Although the most obvious scenario at this point would be for the Dow and S&P 500 to eventually retest their October 10th lows near 7200 (Dow) and 770 (S&P 500) there is a possibility that an oversold bounce could develop in the short term before a retest of the October 10th lows occur.   If a bounce does develop from oversold conditions look for strong resistance to occur at their Necklines which are around 8250 (Dow) and 870 (S&P 500). 

The Nasdaq has broken below its Neckline in association with its Head and Shoulders Top pattern but still remains above its 61.8% retracement level (around 1265) from its October 10th low to its December 2nd high.  If the Nasdaq fails to hold support at the 1265 level then a retest of  the October 10th low near 1110 is likely.  As mentioned above an oversold bounce could develop at any time before an eventual  retest of the October 10th lows occur.  If the Nasdaq does attempt to bounce off of the 61.8% Retracment Level near 1265 look for  resistance at its Neckline in the 1320-1325 range.

 

Some of you have asked me about the rapid rise in the Put to Call Ratio this past week and if this could be a signal of a nearing bottom.   In the past when the Put to Call ratio has risen above 1.0 this has corresponded to a major market reversal such as in the Fall of 2001 (point C).  However over the past year the Put to Call Ratio has been rather misleading as it rose well above 1.0 on two separate occasions (points D & E) but this didn't correspond to a market bottom.
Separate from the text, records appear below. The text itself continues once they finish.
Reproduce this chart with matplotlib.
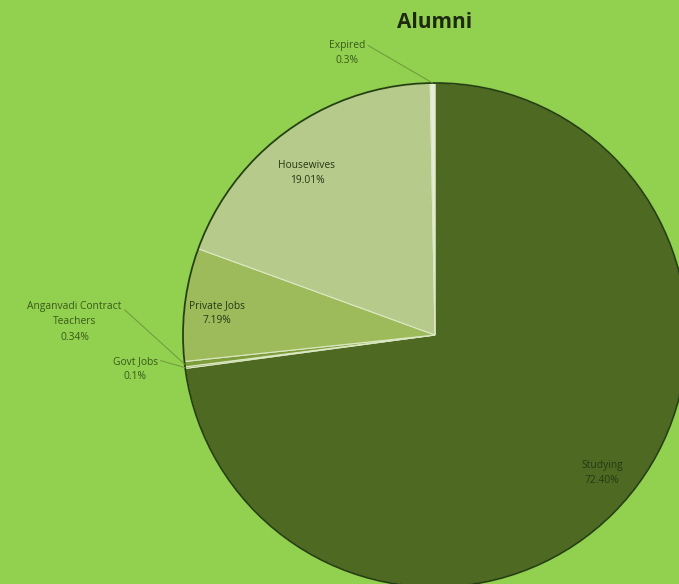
import numpy as np
import matplotlib.pyplot as plt
from matplotlib.patches import Circle

categories = ['Studying', 'Govt Jobs', 'Anganvadi Contract\nTeachers', 'Private Jobs', 'Housewives', 'Expired']
values = [72.40, 0.1, 0.34, 7.19, 19.01, 0.3]
pct_labels = ['72.40%', '0.1%', '0.34%', '7.19%', '19.01%', '0.3%']
colors = ['#4E6A22', '#6E8E30', '#7E9E3C', '#9DBB5A', '#B6CA8C', '#E6EED6']

# label placement relative to pie centre, in radius units
label_pos = [(0.663, -0.548), (-1.19, -0.135), (-1.43, 0.052),
             (-0.865, 0.087), (-0.508, 0.643), (-0.349, 1.119)]
outside = [False, True, True, False, False, True]

W, H = 679, 584
fig = plt.figure(figsize=(W / 100, H / 100), dpi=100)
fig.patch.set_facecolor('#92D050')
ax = fig.add_axes([0, 0, 1, 1])
ax.set_facecolor('#92D050')

cx, cy, r = 435, 249, 252
wedges, _ = ax.pie(values, colors=colors, startangle=90, counterclock=False,
                   center=(cx, cy), radius=r, frame=True,
                   wedgeprops=dict(edgecolor='#DCE8C4', linewidth=0.8))
ax.set_xlim(0, W)
ax.set_ylim(0, H)
ax.set_aspect('equal')
ax.axis('off')
ax.add_patch(Circle((cx, cy), r, fill=False, edgecolor='#24400F', linewidth=1.3))

font = 'Open Sans'
for w, name, pct, (dx, dy), out in zip(wedges, categories, pct_labels, label_pos, outside):
    tx, ty = cx + dx * r, cy + dy * r
    txt = name + '\n' + pct
    if out:
        ang = np.deg2rad((w.theta1 + w.theta2) / 2)
        px, py = cx + r * np.cos(ang), cy + r * np.sin(ang)
        ax.annotate(txt, xy=(px, py), xytext=(tx, ty), ha='center', va='center',
                    fontsize=7.4, color='#3A5A1A', family=font, linespacing=1.55,
                    arrowprops=dict(arrowstyle='-', color='#6E9A3A', lw=0.7,
                                    relpos=(1.0, 0.85), shrinkA=0, shrinkB=0))
    else:
        ax.text(tx, ty, txt, ha='center', va='center', fontsize=7.4,
                color='#243814', family=font, linespacing=1.55)

ax.text(cx, H - 22, 'Alumni', ha='center', va='center', fontsize=15,
        fontweight='bold', color='#1E2A10', family=font)

fig.savefig('out.png', dpi=100, facecolor=fig.get_facecolor())
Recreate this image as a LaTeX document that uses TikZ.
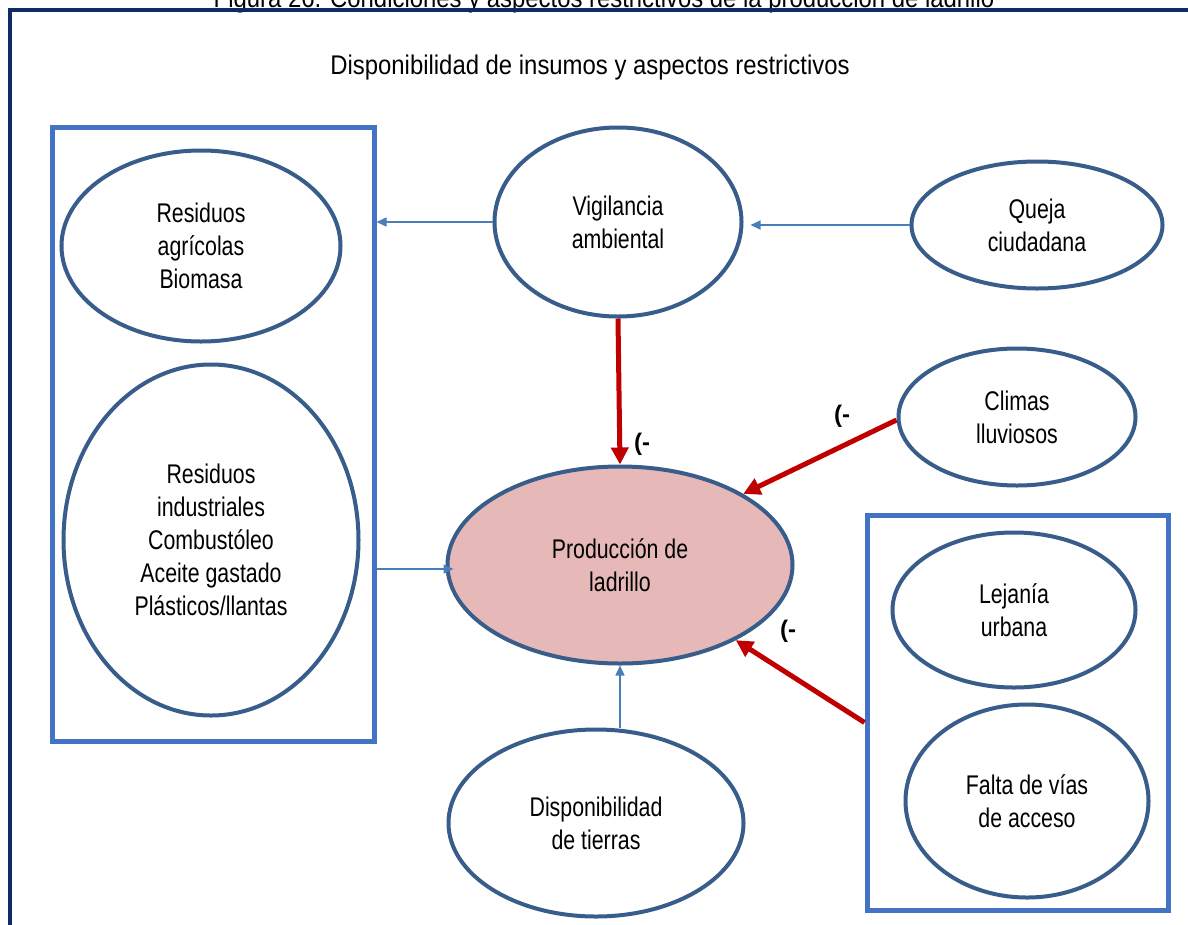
\documentclass[tikz,border=0pt]{standalone}
\usepackage{fontspec}
\setmainfont{Liberation Sans}[FakeStretch=0.79]
\newfontfamily\subfont{Liberation Sans}[FakeStretch=0.885]
\newfontfamily\signfont{Liberation Sans}
\usetikzlibrary{shapes.geometric,arrows.meta,calc}
\definecolor{ellblue}{HTML}{385D8A}
\definecolor{boxblue}{HTML}{4472C4}
\definecolor{frameblue}{HTML}{0F2A64}
\definecolor{arrred}{HTML}{C00000}
\definecolor{prodfill}{HTML}{E6B9B8}
\definecolor{thinblue}{HTML}{4A7EBB}
\begin{document}
\begin{tikzpicture}[x=1pt,y=-1pt,
  oval/.style={ellipse, draw=ellblue, line width=4pt, fill=white, inner sep=0pt, align=center, font=\fontsize{27}{33}\selectfont},
  groupbox/.style={draw=boxblue, line width=5pt, inner sep=0pt},
  thinarrow/.style={draw=thinblue, line width=1.5pt, -{Triangle[length=10pt,width=9pt]}},
  negarrow/.style={draw=arrred, line width=5pt, -{Triangle[length=17pt,width=17pt]}},
  signlabel/.style={font=\signfont\bfseries\fontsize{24}{28}\selectfont}
]
\useasboundingbox (0,0) rectangle (1188,924);
\begin{scope}
\clip (0,0) rectangle (1188,924);
\fill[white] (0,0) rectangle (1188,924);
\node[anchor=base, font=\subfont\fontsize{27}{33}\selectfont, inner sep=0pt] (title) at (604,7) {Figura 26. Condiciones y aspectos restrictivos de la producción de ladrillo};
\draw[frameblue, line width=4pt] (10,10) rectangle (1210,950);
\node[anchor=base, font=\subfont\fontsize{27}{33}\selectfont, inner sep=0pt] (subtitle) at (590,74) {Disponibilidad de insumos y aspectos restrictivos};

\node[groupbox, minimum width=322, minimum height=614] (lbox) at (213,434) {};
\node[groupbox, minimum width=301, minimum height=395] (rbox) at (1017.5,712.5) {};

\node[oval, minimum width=279, minimum height=191] (ra) at (201,246) {Residuos\\agrícolas\\Biomasa};
\node[oval, minimum width=295, minimum height=351] (ri) at (211,540) {Residuos\\industriales\\Combustóleo\\Aceite gastado\\Plásticos/llantas};
\node[oval, minimum width=247, minimum height=189] (vig) at (618,222) {Vigilancia\\ambiental};
\node[oval, minimum width=251, minimum height=127] (queja) at (1037,225) {Queja\\ciudadana};
\node[oval, minimum width=237, minimum height=137] (clim) at (1017,417) {Climas\\lluviosos};
\node[oval, fill=prodfill, minimum width=345, minimum height=197] (prod) at (620,565) {Producción de\\ladrillo};
\node[oval, minimum width=243, minimum height=155] (lej) at (1014,610) {Lejanía\\urbana};
\node[oval, minimum width=243, minimum height=193] (falta) at (1027,801) {Falta de vías\\de acceso};
\node[oval, minimum width=295, minimum height=187] (tierras) at (596,823) {Disponibilidad\\de tierras};

\draw[thinarrow] (vig.west) -- (vig.west -| lbox.east);
\draw[thinarrow] (queja.west) -- ($(queja.west -| vig.east)+(7,0)$);
\draw[thinarrow] ($(lbox.east |- prod.west)+(0,4)$) -- ($(prod.west)+(8,4)$);
\draw[thinarrow] (prod.south |- tierras.north) -- (prod.south);

\draw[negarrow] (vig.south) -- (prod.north);
\draw[negarrow] ($(clim.west)+(0,3)$) -- (prod.30);
\draw[negarrow] ($(rbox.west)+(0,10)$) -- (prod.-33);

\node[signlabel] (s1) at (642,444) {(-};
\node[signlabel] (s2) at (842,416) {(-};
\node[signlabel] (s3) at (788,631) {(-};
\end{scope}
\end{tikzpicture}
\end{document}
Meanwhile the Volatility Index (VIX) didn't spike upward much this past week and is still below the 50 level which has corresponded well to market bottoms over the past few years (points E, F & G).

 

Finally the % difference between the Bullish and Bearish Investment Advisors still remains rather high (point H) which would also suggest that the market may have to go lower before a major bottom occurs.  Notice in the past most major market reversals have occurred when the % difference between the Bullish and Bearish Investment Advisors has been at or below zero (points I, J, K, L, M & N).  
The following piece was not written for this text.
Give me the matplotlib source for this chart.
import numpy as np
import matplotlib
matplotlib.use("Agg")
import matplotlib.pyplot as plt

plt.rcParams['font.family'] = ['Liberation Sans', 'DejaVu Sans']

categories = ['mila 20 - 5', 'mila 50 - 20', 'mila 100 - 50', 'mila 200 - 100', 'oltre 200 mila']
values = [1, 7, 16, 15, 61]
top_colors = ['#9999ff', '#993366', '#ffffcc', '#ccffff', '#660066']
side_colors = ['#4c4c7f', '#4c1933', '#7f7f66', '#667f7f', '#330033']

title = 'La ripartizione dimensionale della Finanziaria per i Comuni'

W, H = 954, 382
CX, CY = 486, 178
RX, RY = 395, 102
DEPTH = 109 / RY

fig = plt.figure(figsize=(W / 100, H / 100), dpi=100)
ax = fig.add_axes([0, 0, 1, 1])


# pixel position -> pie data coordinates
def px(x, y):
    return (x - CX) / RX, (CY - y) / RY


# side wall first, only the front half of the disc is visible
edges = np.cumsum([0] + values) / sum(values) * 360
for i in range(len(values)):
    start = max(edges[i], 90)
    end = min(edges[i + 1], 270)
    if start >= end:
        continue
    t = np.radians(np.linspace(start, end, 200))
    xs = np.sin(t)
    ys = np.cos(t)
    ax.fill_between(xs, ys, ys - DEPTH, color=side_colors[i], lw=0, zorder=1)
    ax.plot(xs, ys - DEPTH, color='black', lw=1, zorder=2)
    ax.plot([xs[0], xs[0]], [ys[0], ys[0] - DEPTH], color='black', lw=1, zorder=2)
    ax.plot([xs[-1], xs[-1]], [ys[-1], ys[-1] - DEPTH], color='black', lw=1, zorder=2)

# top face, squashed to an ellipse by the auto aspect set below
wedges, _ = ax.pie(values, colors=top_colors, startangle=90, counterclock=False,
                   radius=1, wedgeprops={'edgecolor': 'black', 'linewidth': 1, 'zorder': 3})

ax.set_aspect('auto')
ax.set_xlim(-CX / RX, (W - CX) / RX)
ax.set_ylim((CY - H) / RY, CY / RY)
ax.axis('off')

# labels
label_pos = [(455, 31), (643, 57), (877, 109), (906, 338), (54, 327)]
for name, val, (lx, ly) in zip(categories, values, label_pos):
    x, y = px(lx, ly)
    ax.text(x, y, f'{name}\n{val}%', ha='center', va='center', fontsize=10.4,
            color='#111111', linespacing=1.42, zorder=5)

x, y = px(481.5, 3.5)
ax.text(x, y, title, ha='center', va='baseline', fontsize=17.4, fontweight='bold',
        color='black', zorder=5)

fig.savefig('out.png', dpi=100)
Despite the high reading in the Put to Call Ratio neither the VIX or the Bullish-Bearish Sentiment suggest enough fear has developed in the market for a bottom yet.  However this doesn't mean a bounce couldn't develop from oversold conditions in the near term before a retest of the October 10th lows occur.
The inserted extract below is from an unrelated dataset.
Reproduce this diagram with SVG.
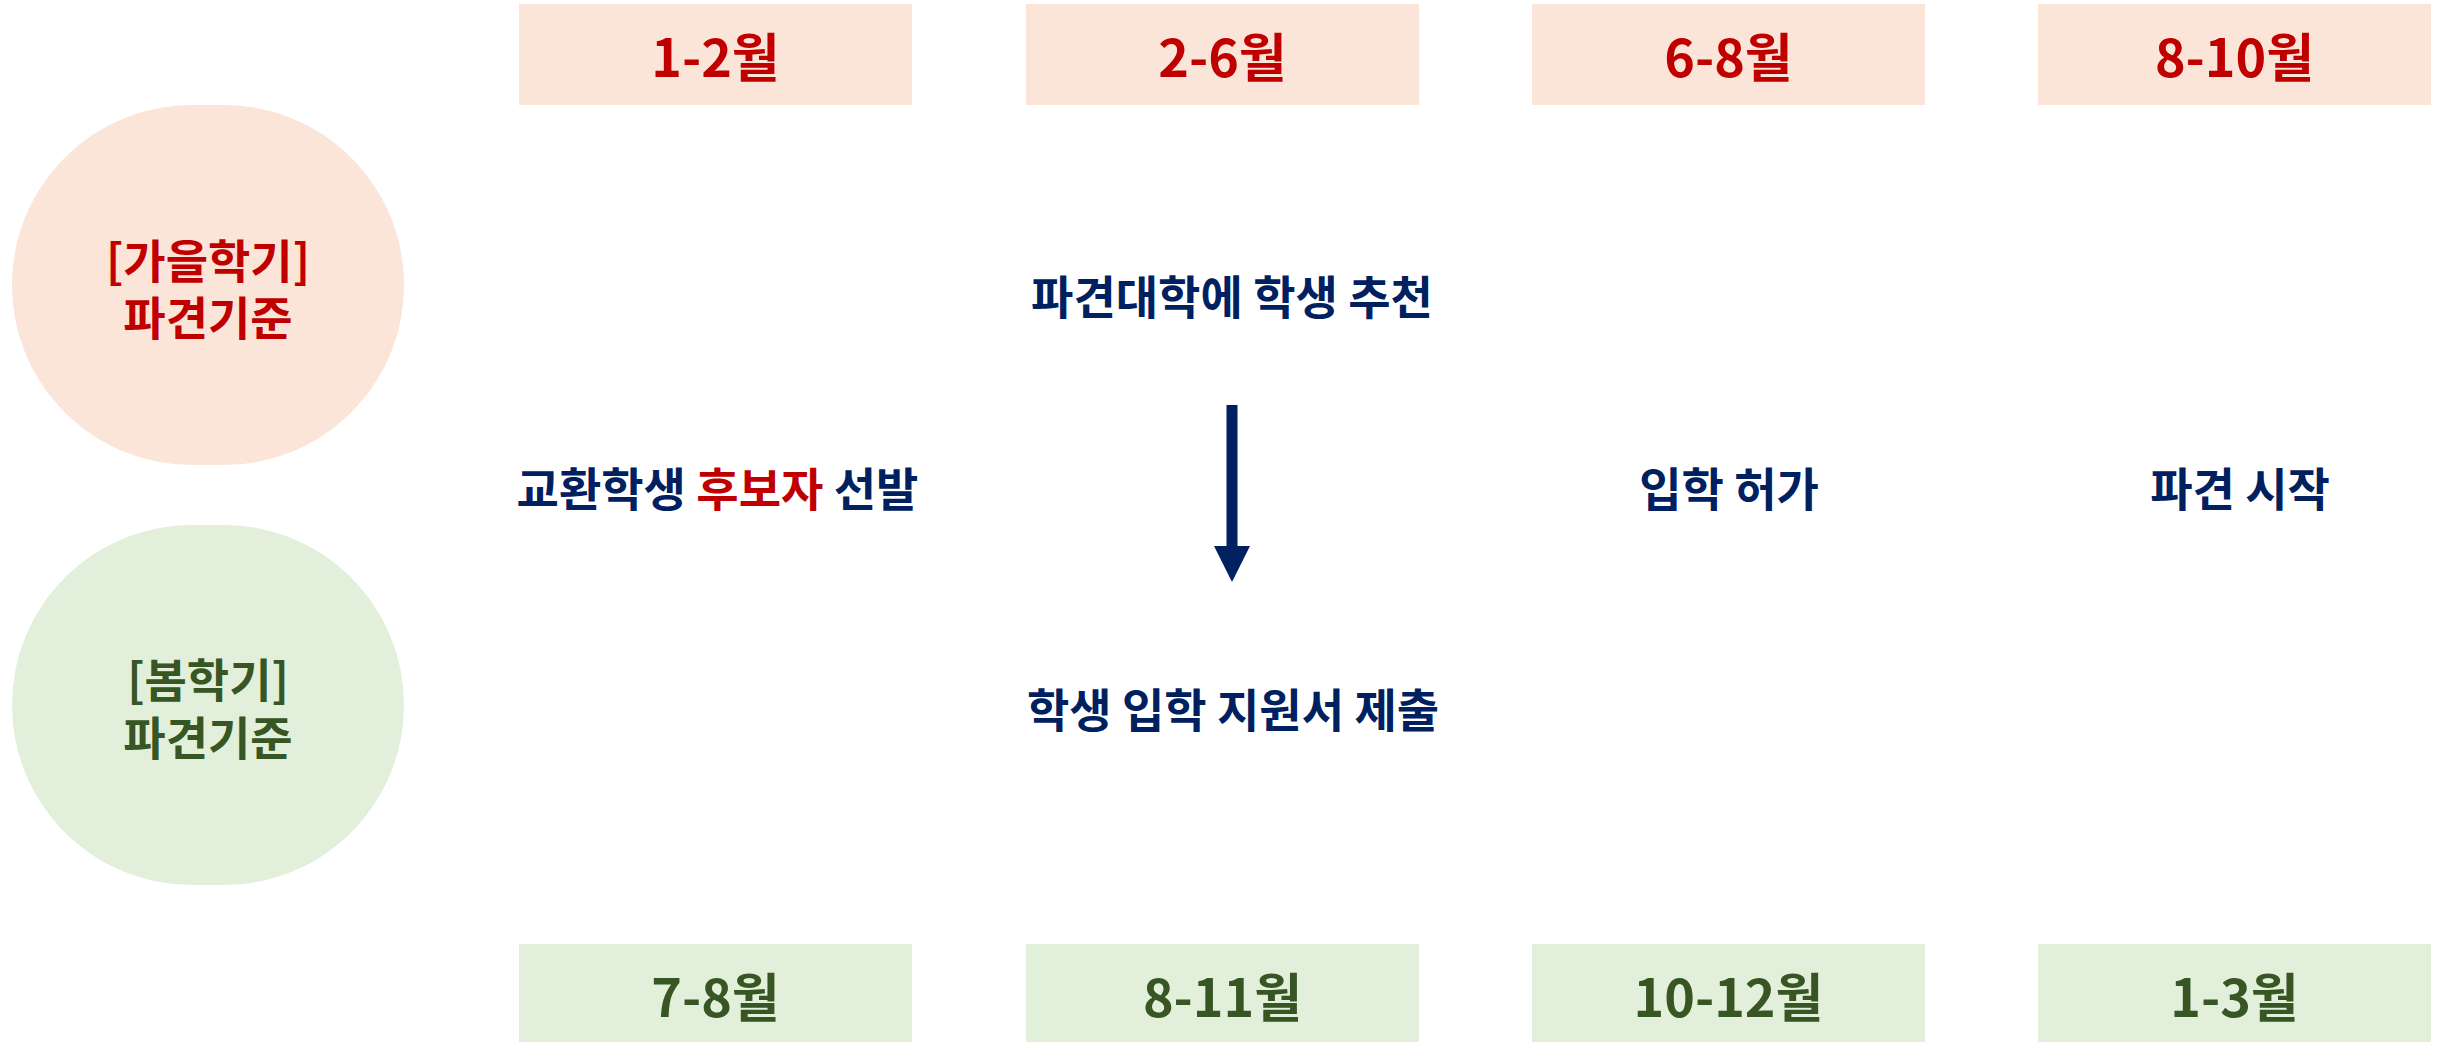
<svg xmlns="http://www.w3.org/2000/svg" width="2450" height="1042" viewBox="0 0 2450 1042">
  <style>
    .t { font-family: "Noto Sans CJK KR", "Noto Sans", sans-serif; font-weight: 700; text-anchor: middle; dominant-baseline: central; }
    .fall { fill: #FAE5D8; }
    .spring { fill: #E2EFDA; }
    .red { fill: #C00000; }
    .green { fill: #375623; }
    .navy { fill: #002060; }
    .month { font-size: 52px; }
    .sem { font-size: 46px; }
    .step { font-size: 46px; }
  </style>
  <defs>
    <marker id="arrowhead" markerWidth="36" markerHeight="36" viewBox="0 0 36 36" refX="0" refY="18" orient="auto" markerUnits="userSpaceOnUse">
      <path d="M0,0 L36,18 L0,36 z" fill="#002060"/>
    </marker>
  </defs>

  <g id="fall-semester">
    <rect x="12" y="105" width="392" height="360" rx="180" ry="180" class="fall"/>
    <text class="t sem red" x="208" y="258"><tspan x="208" y="258">[가을학기]</tspan><tspan x="208" y="315">파견기준</tspan></text>
  </g>
  <g id="spring-semester">
    <rect x="12" y="525" width="392" height="360" rx="180" ry="180" class="spring"/>
    <text class="t sem green" x="208" y="677"><tspan x="208" y="677">[봄학기]</tspan><tspan x="208" y="735">파견기준</tspan></text>
  </g>

  <g id="fall-1">
    <rect x="519" y="4" width="393" height="101" class="fall"/>
    <text class="t month red" x="715.5" y="54.5">1-2월</text>
  </g>
  <g id="fall-2">
    <rect x="1026" y="4" width="393" height="101" class="fall"/>
    <text class="t month red" x="1222.5" y="54.5">2-6월</text>
  </g>
  <g id="fall-3">
    <rect x="1532" y="4" width="393" height="101" class="fall"/>
    <text class="t month red" x="1728.5" y="54.5">6-8월</text>
  </g>
  <g id="fall-4">
    <rect x="2038" y="4" width="393" height="101" class="fall"/>
    <text class="t month red" x="2234.5" y="54.5">8-10월</text>
  </g>

  <g id="spring-1">
    <rect x="519" y="944" width="393" height="101" class="spring"/>
    <text class="t month green" x="715.5" y="994.5">7-8월</text>
  </g>
  <g id="spring-2">
    <rect x="1026" y="944" width="393" height="101" class="spring"/>
    <text class="t month green" x="1222.5" y="994.5">8-11월</text>
  </g>
  <g id="spring-3">
    <rect x="1532" y="944" width="393" height="101" class="spring"/>
    <text class="t month green" x="1728.5" y="994.5">10-12월</text>
  </g>
  <g id="spring-4">
    <rect x="2038" y="944" width="393" height="101" class="spring"/>
    <text class="t month green" x="2234.5" y="994.5">1-3월</text>
  </g>

  <g id="step-select">
    <text class="t step navy" x="717.5" y="486">교환학생 <tspan class="red">후보자</tspan> 선발</text>
  </g>
  <g id="step-recommend">
    <text class="t step navy" x="1232" y="293.5">파견대학에 학생 추천</text>
  </g>
  <g id="step-apply">
    <text class="t step navy" x="1233" y="706.5">학생 입학 지원서 제출</text>
  </g>
  <g id="step-admit">
    <text class="t step navy" x="1729" y="486">입학 허가</text>
  </g>
  <g id="step-start">
    <text class="t step navy" x="2240" y="486">파견 시작</text>
  </g>

  <g id="connectors">
    <line x1="1232" y1="405" x2="1232" y2="546" stroke="#002060" stroke-width="11" marker-end="url(#arrowhead)"/>
  </g>
</svg>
Meanwhile in the weeks ahead continue to keep a list of those Stocks which are holding up well Relative Strength wise and are developing a favorable chart pattern such as a "Cup and Handle", "Double Bottom" or "Flat Base".  When the market does make a bottom and begins to reverse strongly to the upside those Stocks which break out of a favorable chart pattern first will likely become the next market leaders.